A Country Garden disse que 80% de seus apartamentos foram vendidos para compradores de mais de 20 países. O desenvolvedor se recusou a informar quantas pessoas estão vivendo em Forest City atualmente.
Mas em uma viagem no mês passado, Forest City parecia abandonada. A maioria das pessoas lá eram turistas chineses, proprietários de restaurantes e lojas, e uma equipe de jardineiros, faxineiros e seguranças da Indonésia, Nepal, Paquistão e Bangladesh que trabalhavam incansavelmente para manter as coisas funcionando. Cedo pela manhã, antes do sol quente, alguns dos trabalhadores descansavam nas varandas dos apartamentos de Forest City, seus panos de limpeza e sarongs pendurados para secar.

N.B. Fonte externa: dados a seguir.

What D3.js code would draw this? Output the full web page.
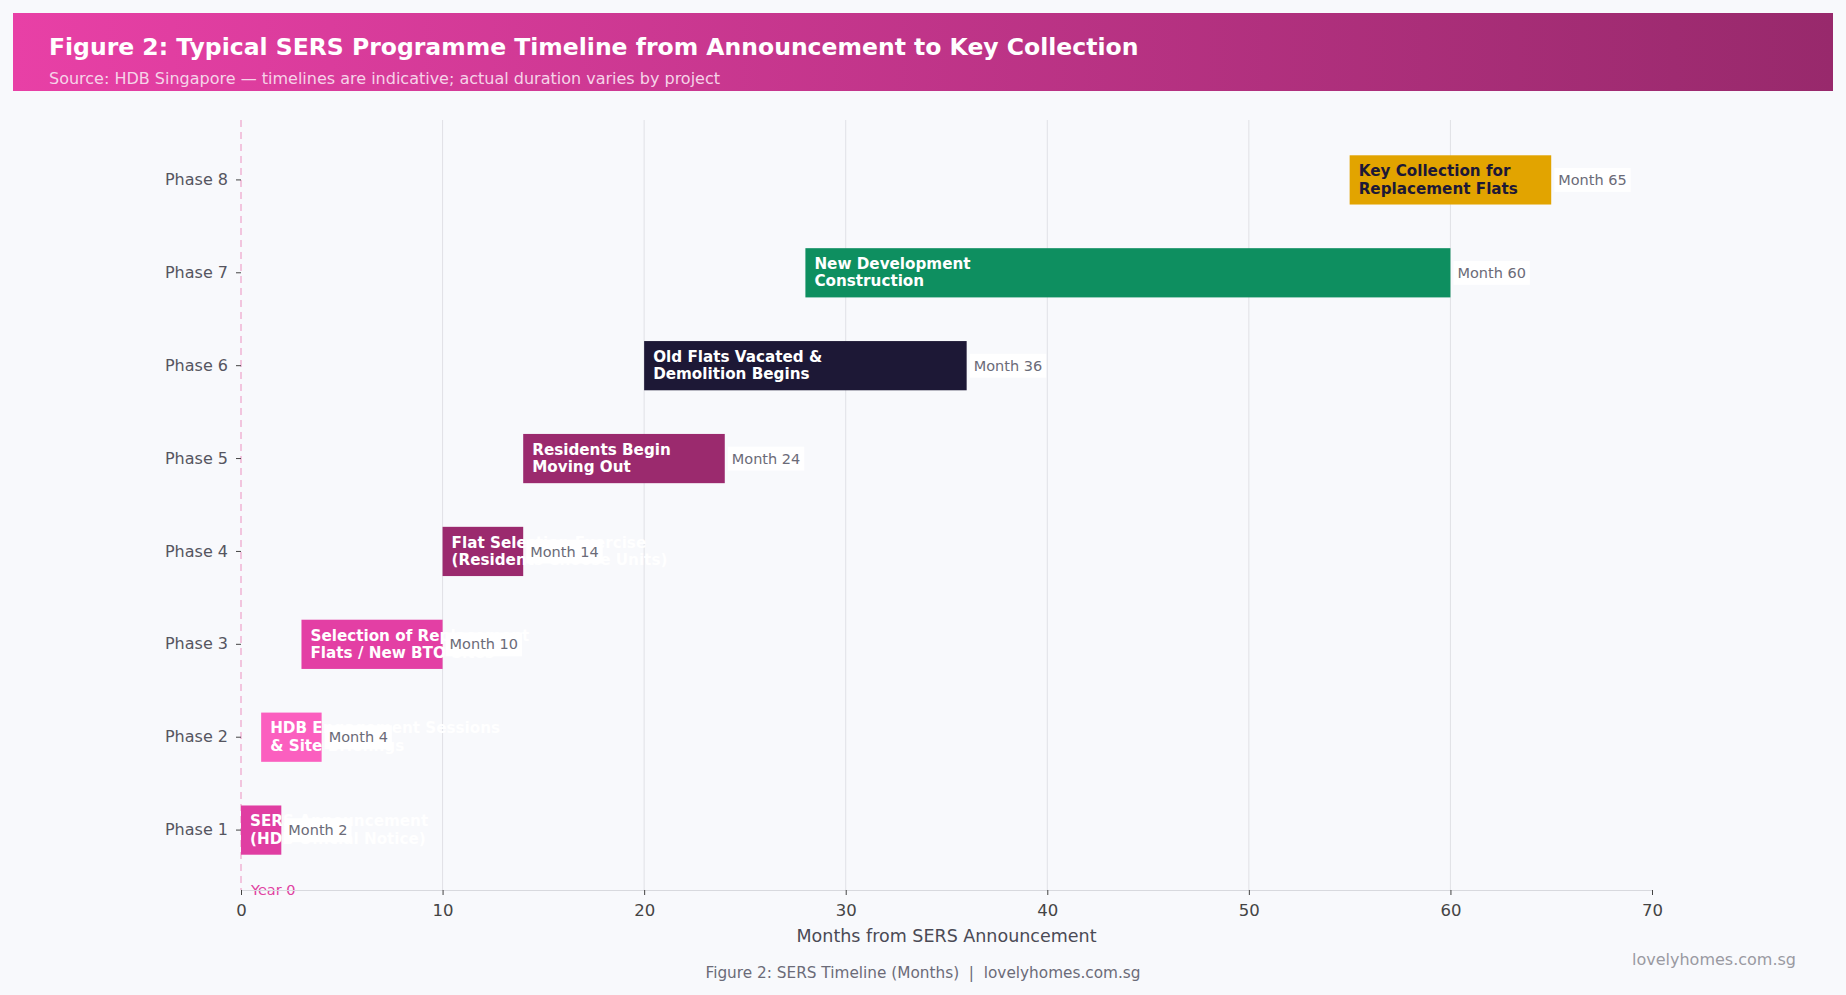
<!DOCTYPE html>
<html>
<head>
  <meta charset="UTF-8" />
  <title>SERS Timeline</title>
  <style>
    html, body { margin: 0; padding: 0; background: #f8f9fc; }
    svg { display: block; font-family: "DejaVu Sans", sans-serif; }
  </style>
</head>
<body>
  <svg id="chart" width="1846" height="995"></svg>

<script src="https://cdn.jsdelivr.net/npm/d3@7"></script>
<script>
  // data
  const phases = ["Phase 1", "Phase 2", "Phase 3", "Phase 4", "Phase 5", "Phase 6", "Phase 7", "Phase 8"];
  const phaseLabels = [
    "SERS Announcement\n(HDB Official Notice)",
    "HDB Engagement Sessions\n& Site Briefings",
    "Selection of Replacement\nFlats / New BTO Sites",
    "Flat Selection Exercise\n(Residents Choose Units)",
    "Residents Begin\nMoving Out",
    "Old Flats Vacated &\nDemolition Begins",
    "New Development\nConstruction",
    "Key Collection for\nReplacement Flats"
  ];
  const startMonths = [0, 1, 3, 10, 14, 20, 28, 55];
  const endMonths = [2, 4, 10, 14, 24, 36, 60, 65];
  const xTicks = [0, 10, 20, 30, 40, 50, 60, 70];

  // colours per bar
  const barColors = ["#e03ea2", "#fb5fbf", "#e33fa4", "#9b2a6e", "#9b2a6e", "#1d1836", "#0e8f60", "#e2a400"];
  const textColors = ["#fff", "#fff", "#fff", "#fff", "#fff", "#fff", "#fff", "#1d1836"];

  const svg = d3.select("#chart");

  // header banner with gradient
  const defs = svg.append("defs");
  const grad = defs.append("linearGradient").attr("id", "hdr").attr("x1", "0%").attr("x2", "100%");
  grad.append("stop").attr("offset", "0%").attr("stop-color", "#e840a6");
  grad.append("stop").attr("offset", "100%").attr("stop-color", "#98296c");

  svg.append("rect")
    .attr("x", 13).attr("y", 13)
    .attr("width", 1820).attr("height", 78)
    .attr("fill", "url(#hdr)");

  svg.append("text")
    .attr("x", 49).attr("y", 55)
    .attr("fill", "#fff")
    .attr("font-size", "23.5px")
    .attr("font-weight", "bold")
    .text("Figure 2: Typical SERS Programme Timeline from Announcement to Key Collection");

  svg.append("text")
    .attr("x", 49).attr("y", 84)
    .attr("fill", "#f6d3e8")
    .attr("font-size", "16px")
    .text("Source: HDB Singapore \u2014 timelines are indicative; actual duration varies by project");

  // scales
  const plotLeft = 241, plotRight = 1652, plotTop = 120, plotBottom = 890;
  const x = d3.scaleLinear().domain([0, 70]).range([plotLeft, plotRight]);
  const y = d3.scaleBand().domain(phases).range([plotBottom, plotTop])
    .paddingInner(0.47).paddingOuter(0.38);

  // gridlines
  svg.append("g")
    .selectAll("line")
    .data(xTicks.filter(d => d > 0 && d < 70))
    .join("line")
    .attr("x1", d => x(d)).attr("x2", d => x(d))
    .attr("y1", plotTop).attr("y2", plotBottom)
    .attr("stroke", "#e0e1e6")
    .attr("stroke-width", 1);

  // year 0 marker
  svg.append("line")
    .attr("x1", x(0)).attr("x2", x(0))
    .attr("y1", plotTop).attr("y2", plotBottom)
    .attr("stroke", "#f0b4d4")
    .attr("stroke-width", 1.5)
    .attr("stroke-dasharray", "7,5");

  svg.append("text")
    .attr("x", x(0) + 10).attr("y", plotBottom + 5)
    .attr("fill", "#e040a0")
    .attr("font-size", "14.5px")
    .text("Year 0");

  // bars
  const rows = phases.map((p, i) => ({
    phase: p, label: phaseLabels[i], start: startMonths[i], end: endMonths[i], i: i
  }));

  svg.append("g")
    .selectAll("rect")
    .data(rows)
    .join("rect")
    .attr("x", d => x(d.start))
    .attr("y", d => y(d.phase))
    .attr("width", d => x(d.end) - x(d.start))
    .attr("height", y.bandwidth())
    .attr("fill", d => barColors[d.i]);

  // bar labels (they run past short bars, as in the original)
  const labels = svg.append("g")
    .selectAll("text")
    .data(rows)
    .join("text")
    .attr("x", d => x(d.start) + 9)
    .attr("y", d => y(d.phase) + y.bandwidth() / 2)
    .attr("fill", d => textColors[d.i])
    .attr("font-size", "15.2px")
    .attr("font-weight", "bold");

  labels.each(function (d) {
    const lines = d.label.split("\n");
    const t = d3.select(this);
    lines.forEach((ln, k) => {
      t.append("tspan")
        .attr("x", x(d.start) + 9)
        .attr("dy", k === 0 ? "-0.25em" : "1.15em")
        .text(ln);
    });
  });

  // month labels with a white box behind
  const monthG = svg.append("g");
  rows.forEach(d => {
    const g = monthG.append("g");
    const t = g.append("text")
      .attr("x", x(d.end) + 7)
      .attr("y", y(d.phase) + y.bandwidth() / 2)
      .attr("dy", "0.35em")
      .attr("fill", "#6b6b78")
      .attr("font-size", "14.5px")
      .text("Month " + d.end);
    const bb = t.node().getBBox();
    g.insert("rect", "text")
      .attr("x", bb.x - 4).attr("y", bb.y - 4)
      .attr("width", bb.width + 8).attr("height", bb.height + 8)
      .attr("fill", "#ffffff")
      .attr("opacity", 0.88);
  });

  // axes
  const xAxis = svg.append("g")
    .attr("transform", `translate(0,${plotBottom})`)
    .call(d3.axisBottom(x).tickValues(xTicks).tickSize(5).tickPadding(9));
  xAxis.select(".domain").attr("stroke", "#d8d9de");
  xAxis.selectAll(".tick line").attr("stroke", "#444");
  xAxis.selectAll(".tick text")
    .attr("font-size", "16.5px")
    .attr("font-family", "DejaVu Sans")
    .attr("fill", "#444");

  const yAxis = svg.append("g")
    .attr("transform", `translate(${plotLeft},0)`)
    .call(d3.axisLeft(y).tickSize(5).tickPadding(8));
  yAxis.select(".domain").remove();
  yAxis.selectAll(".tick line").attr("stroke", "#444");
  yAxis.selectAll(".tick text")
    .attr("font-size", "16px")
    .attr("font-family", "DejaVu Sans")
    .attr("fill", "#555560");

  // axis title
  svg.append("text")
    .attr("x", (plotLeft + plotRight) / 2).attr("y", 942)
    .attr("text-anchor", "middle")
    .attr("fill", "#4a4a55")
    .attr("font-size", "17.5px")
    .text("Months from SERS Announcement");

  // caption and watermark
  svg.append("text")
    .attr("x", 923).attr("y", 978)
    .attr("text-anchor", "middle")
    .attr("fill", "#6b6b78")
    .attr("font-size", "15.3px")
    .style("white-space", "pre")
    .text("Figure 2: SERS Timeline (Months)  |  lovelyhomes.com.sg");

  svg.append("text")
    .attr("x", 1796).attr("y", 965)
    .attr("text-anchor", "end")
    .attr("fill", "#9a9aa2")
    .attr("font-size", "16px")
    .text("lovelyhomes.com.sg");
</script>
</body>
</html>
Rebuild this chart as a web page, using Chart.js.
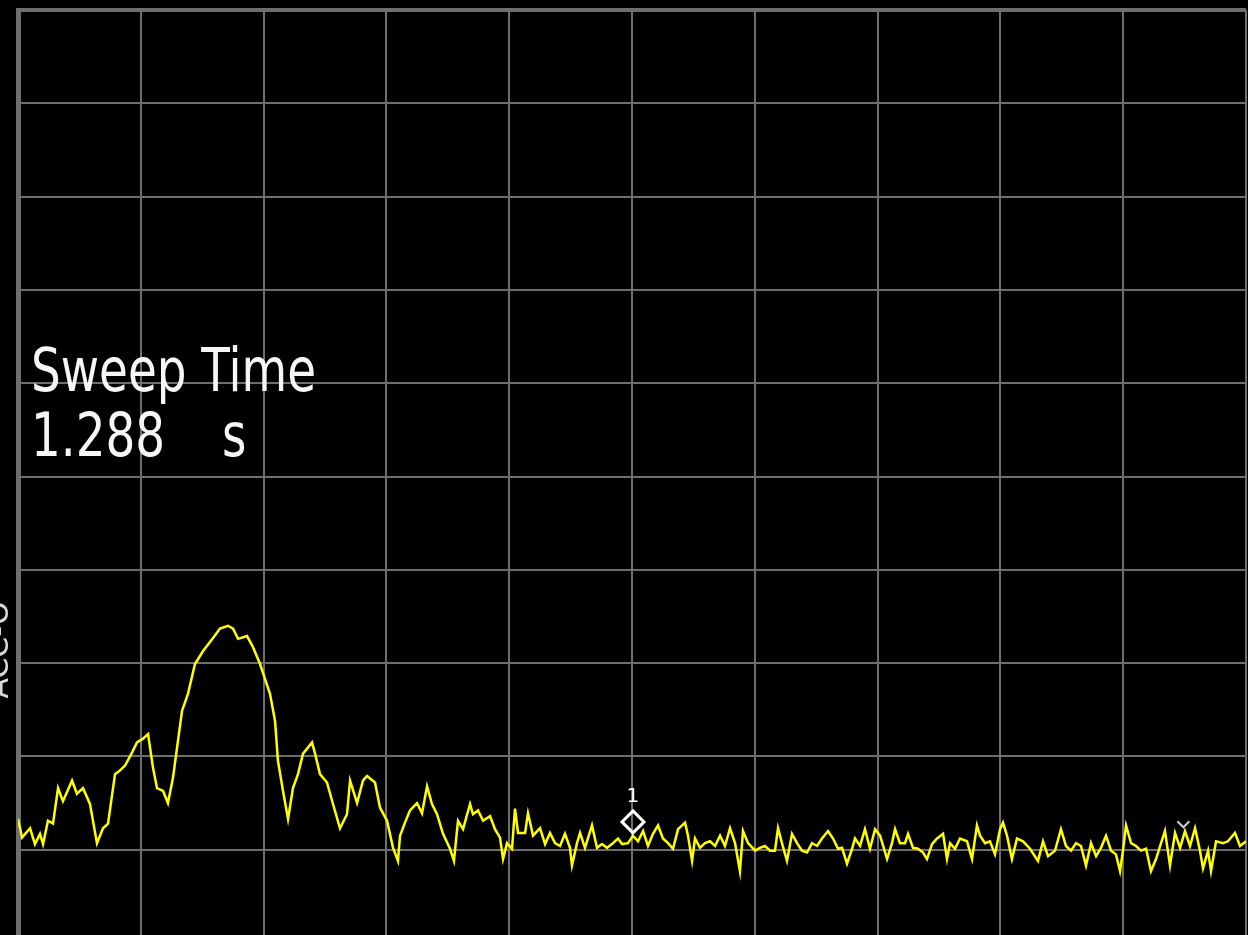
<!DOCTYPE html>
<html>
<head>
<meta charset="utf-8">
<title>Spectrum trace</title>
<script src="https://cdn.jsdelivr.net/npm/chart.js@4.4.1/dist/chart.umd.min.js"></script>
<style>
  html, body { margin: 0; padding: 0; background: #000; overflow: hidden; }
  canvas { display: block; }
</style>
</head>
<body>
<canvas id="trace" width="1248" height="950"></canvas>
<script>
// trace samples: position in % of span, level in dBm (10 dB/div, top = 0 dBm)
const freqPct = [
  0, 0.33, 0.98, 1.38, 1.79, 2.04, 2.44, 2.85, 3.26, 3.66,
  4.40, 4.80, 5.29, 5.86, 6.43, 6.92, 7.33, 7.90, 8.31, 8.71,
  9.28, 9.69, 10.18, 10.59, 10.99, 11.32, 11.81, 12.21, 12.62, 13.03,
  13.36, 13.84, 14.41, 15.07, 15.88, 16.45, 17.10, 17.51, 17.92, 18.65,
  19.14, 19.71, 20.11, 20.52, 20.93, 21.17, 21.58, 21.99, 22.39, 22.80,
  23.21, 23.94, 24.19, 24.59, 25.16, 25.65, 26.22, 26.79, 27.04, 27.61,
  28.09, 28.42, 29.07, 29.48, 30.05, 30.54, 30.94, 31.11, 31.51, 31.92,
  32.49, 32.90, 33.31, 33.71, 34.12, 34.61, 35.18, 35.50, 35.83, 36.24,
  36.81, 37.05, 37.46, 37.87, 38.44, 38.84, 39.25, 39.50, 39.82, 40.23,
  40.47, 40.72, 41.29, 41.53, 41.94, 42.51, 42.92, 43.32, 43.73, 44.14,
  44.54, 44.95, 45.11, 45.52, 45.77, 46.17, 46.74, 47.15, 47.56, 47.96,
  48.45, 48.86, 49.19, 49.67, 50.08, 50.49, 50.90, 51.30, 51.71, 52.12,
  52.52, 52.93, 53.34, 53.75, 54.32, 54.56, 54.89, 55.13, 55.54, 55.94,
  56.35, 56.76, 57.17, 57.57, 57.98, 58.39, 58.79, 59.04, 59.45, 60.02,
  60.42, 60.83, 61.24, 61.64, 61.89, 62.21, 62.62, 63.03, 63.44, 63.84,
  64.25, 64.66, 65.07, 65.47, 65.96, 66.37, 66.78, 67.10, 67.51, 67.92,
  68.16, 68.57, 68.97, 69.38, 69.79, 70.20, 70.77, 71.17, 71.42, 71.82,
  72.23, 72.48, 72.88, 73.29, 73.70, 74.02, 74.43, 74.84, 75.33, 75.65,
  75.90, 76.30, 76.71, 77.28, 77.69, 78.09, 78.34, 78.75, 79.15, 79.56,
  79.97, 80.21, 80.54, 80.94, 81.35, 81.84, 82.41, 83.06, 83.47, 83.88,
  84.45, 84.93, 85.34, 85.75, 86.16, 86.56, 86.97, 87.38, 87.79, 88.19,
  88.60, 89.01, 89.41, 89.74, 89.98, 90.23, 90.64, 91.04, 91.45, 91.86,
  92.26, 92.67, 93.08, 93.40, 93.81, 94.22, 94.63, 95.03, 95.44, 95.85,
  96.25, 96.50, 96.91, 97.15, 97.56, 98.13, 98.53, 99.10, 99.51, 100
];
const traceDbm = [
  -86.7, -88.7, -87.7, -89.4, -88.3, -89.4, -86.9, -87.2, -83.4, -84.8,
  -82.6, -84.0, -83.4, -85.1, -89.3, -87.7, -87.2, -81.9, -81.5, -81.0,
  -79.6, -78.5, -78.1, -77.6, -81.2, -83.4, -83.7, -85.0, -82.3, -78.3,
  -75.1, -73.3, -70.1, -68.7, -67.3, -66.3, -66.0, -66.3, -67.4, -67.1,
  -68.3, -70.1, -71.7, -73.3, -76.2, -80.5, -83.7, -86.7, -83.4, -81.9,
  -79.7, -78.5, -79.7, -81.9, -82.8, -85.1, -87.7, -86.2, -82.6, -85.0,
  -82.6, -82.1, -82.8, -85.5, -86.9, -89.8, -91.2, -88.5, -87.1, -85.8,
  -85.0, -86.1, -83.2, -85.1, -86.2, -88.3, -89.9, -91.2, -86.9, -87.8,
  -85.1, -86.2, -85.8, -86.9, -86.4, -87.8, -88.7, -91.0, -89.3, -89.9,
  -85.6, -88.2, -88.2, -86.1, -88.5, -87.7, -89.4, -88.2, -89.3, -89.6,
  -88.3, -89.8, -91.7, -89.3, -88.2, -89.8, -87.4, -89.8, -89.4, -89.8,
  -89.3, -88.8, -89.4, -89.3, -88.5, -89.1, -88.0, -89.6, -88.3, -87.4,
  -88.8, -89.3, -89.9, -87.8, -87.1, -88.5, -91.2, -88.8, -89.8, -89.3,
  -89.1, -89.6, -88.5, -89.6, -87.7, -89.3, -92.3, -88.0, -89.3, -90.1,
  -89.8, -89.6, -90.1, -90.1, -87.7, -89.3, -91.2, -88.3, -89.3, -90.1,
  -90.3, -89.3, -89.6, -88.8, -88.0, -88.8, -89.9, -89.8, -91.5, -89.9,
  -88.8, -89.6, -87.8, -89.9, -87.8, -88.5, -91.0, -89.3, -87.8, -89.3,
  -89.3, -88.3, -89.8, -89.9, -90.3, -91.0, -89.4, -88.8, -88.3, -91.0,
  -89.3, -89.9, -88.8, -89.1, -91.0, -87.4, -88.5, -89.3, -89.1, -90.5,
  -87.8, -87.1, -88.5, -91.0, -88.8, -89.1, -89.9, -91.2, -89.1, -90.7,
  -90.1, -87.8, -89.6, -90.1, -89.3, -89.6, -91.7, -89.3, -90.7, -89.8,
  -88.5, -90.1, -90.5, -92.3, -90.1, -87.4, -89.3, -89.6, -90.1, -89.9,
  -92.3, -91.0, -89.3, -88.0, -91.7, -88.2, -89.8, -88.0, -89.6, -87.7,
  -90.1, -92.0, -90.1, -92.3, -89.1, -89.3, -89.1, -88.2, -89.6, -89.1
];

// marker 1 (diamond) and the small peak chevron
const markerPct = [50.08];
const markerDbm = [-88.2];
const markerNames = ['1'];
const peakPct = [94.9];
const peakDbm = [-87.6];

// annotation text
const sweepTitle = 'Sweep Time';
const sweepValue = '1.288';
const sweepUnit = 's';
const sideLabel = 'ACC-O';

const gridColor = '#6e6e6e';

const overlay = {
  id: 'overlay',
  afterDraw(chart) {
    const { ctx, scales: { x, y } } = chart;
    ctx.save();

    // sweep time readout, narrow instrument font
    ctx.fillStyle = '#f6f6f6';
    ctx.font = '60px "DejaVu Sans"';
    ctx.textBaseline = 'alphabetic';
    const sx = 285 / ctx.measureText(sweepTitle).width;
    const put = (txt, px, py) => {
      ctx.save();
      ctx.translate(px, py);
      ctx.scale(sx, 1);
      ctx.fillText(txt, 0, 0);
      ctx.restore();
    };
    put(sweepTitle, 31, 391);
    put(sweepValue, 31, 456);
    put(sweepUnit, 222, 456);

    // markers
    ctx.strokeStyle = '#ffffff';
    ctx.fillStyle = '#ffffff';
    ctx.lineWidth = 3;
    markerPct.forEach((m, i) => {
      const cx = x.getPixelForValue(m);
      const by = y.getPixelForValue(markerDbm[i]);
      ctx.beginPath();
      ctx.moveTo(cx, by);
      ctx.lineTo(cx + 11, by - 11);
      ctx.lineTo(cx, by - 22);
      ctx.lineTo(cx - 11, by - 11);
      ctx.closePath();
      ctx.stroke();
      ctx.font = '20px "DejaVu Sans"';
      ctx.textAlign = 'center';
      ctx.fillText(markerNames[i], cx, by - 31);
    });

    ctx.strokeStyle = '#cfcfcf';
    ctx.lineWidth = 2;
    peakPct.forEach((p, i) => {
      const cx = x.getPixelForValue(p);
      const by = y.getPixelForValue(peakDbm[i]);
      ctx.beginPath();
      ctx.moveTo(cx - 6, by - 6);
      ctx.lineTo(cx, by);
      ctx.lineTo(cx + 6, by - 6);
      ctx.stroke();
    });

    // clipped side label on the left edge, only its lower edge shows
    ctx.fillStyle = '#d8d8d8';
    ctx.font = '30px "DejaVu Sans"';
    ctx.textAlign = 'center';
    ctx.translate(8, 650);
    ctx.rotate(-Math.PI / 2);
    ctx.fillText(sideLabel, 0, 0);

    ctx.restore();
  }
};

new Chart(document.getElementById('trace'), {
  type: 'line',
  data: {
    datasets: [{
      data: freqPct.map((f, i) => ({ x: f, y: traceDbm[i] })),
      borderColor: '#ffff00',
      borderWidth: 2.5,
      pointRadius: 0,
      tension: 0
    }]
  },
  options: {
    responsive: false,
    animation: false,
    layout: { padding: { left: 18, top: 10, right: 2, bottom: 7 } },
    plugins: { legend: { display: false }, tooltip: { enabled: false } },
    scales: {
      x: {
        type: 'linear', min: 0, max: 100,
        ticks: { display: false, stepSize: 10 },
        grid: { color: gridColor, lineWidth: 2, drawTicks: false },
        border: { display: false },
        afterFit: s => { s.height = 0; }
      },
      y: {
        min: -100, max: 0,
        ticks: { display: false, stepSize: 10 },
        grid: {
          color: gridColor,
          lineWidth: c => (c.tick && c.tick.value === 0 ? 4 : 2),
          drawTicks: false
        },
        border: { display: true, color: gridColor, width: 5 },
        afterFit: s => { s.width = 0; }
      }
    }
  },
  plugins: [overlay]
});
</script>
</body>
</html>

No nível da rua, dois empresários chineses, usando um aplicativo de tradução em seus telefones, tentavam recrutar trabalhadores do Bangladesh para fazer alguns serviços.
Nas proximidades, um grupo de seguranças nepaleses estava em uma linha perfeita para cumprimentar seu gerente de Forest City.
Fora da cidade, ao longo de uma rodovia construída pela Country Garden que leva à ponte que a conecta a Cingapura, jardineiros com camisas verdes e ocasionalmente chapéus de sol se curvavam sobre as cercas ou sopravam folhas da rua.